The cloudflare documentation on this is confusing. It seems to indicate free tier is or will be available. Perhaps limited to paid plans since it's still in beta. I think Xata is probably the best free tier serverless database offering with vector support at the moment.

@JoaoPiovensan Ай бұрын

@@DiscipleDown You know if Xata has some docs about integration with cloudflare?

@DiscipleDown Ай бұрын

@@JoaoPiovensan Yes, they do have some docs regarding configuration for sites and workers. If you are using native workers (no framework), it should be very straightforward. However, one thing to keep in mind, is xata has no native geo replication support. So if you are building an app that needs to scale globally, you'll have to roll your own solution there. Xata has a decent writeup on how this can be done, and their solution could technically be achieved with workers. But my use case, I went with a different route. I'm in the process of writing a middleware in golang deployed on fly. This provides me a single endpoint routed to the region closest to the worker making the request. The middleware will then proxy that request to the various xata regions/databases. Eventual consistency is good enough for my use case.
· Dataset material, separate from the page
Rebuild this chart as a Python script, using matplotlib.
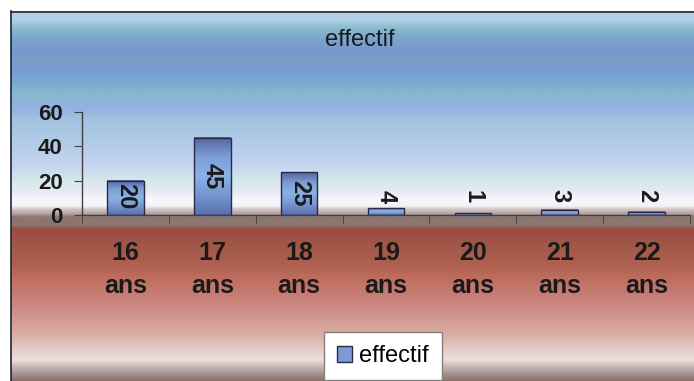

So the way I handle writes is by making asynchronous calls to every region using goroutines, when the first database responds with a successful write, we return the UUID (generated by the middleware) to the worker. Any pending writes in other regions will continue to be processed. It's a little more complex than I make it out to be, because you also need to log any failed writes and handle accordingly until all databases are in sync. On the read side, we make asynchronous requests to the three closest database regions. The first region to respond with data returns the request. If all three regions come back with no rows, then we return that result. If you're interested... I may release the source code or potentially launch a hosted service, when the middleware is production ready. I haven't decided yet. Still very much beta.

@DiscipleDown Ай бұрын

@@JoaoPiovensan Yes, CloudFlare has some documentation on this if you're using native workers (no framework) it should be straight forward. One thing to keep in mind is Xata has no native geo-replication support. You would have to roll your own solution in-app for partitioning and replication. Xata has a decent writeup on one way this can be done. Personally, I opted to develop a middleware running on fly, that handles replication and partitioning. So, on the worker side, I just make a simple request to the fly endpoint, which will resolve to the closest fly region and by extension the closest xata database. Low latency reads and writes from every region with eventual consistency.

@JoaoPiovensan Ай бұрын

@@DiscipleDown That helps a lot, thanks! A little more complex that i would expect (never did something similar to what you did) but okay. If you dont mind me asking, deciding to keep without geo-replications results in what problems? For learning proposal projects should not be a big deal, right?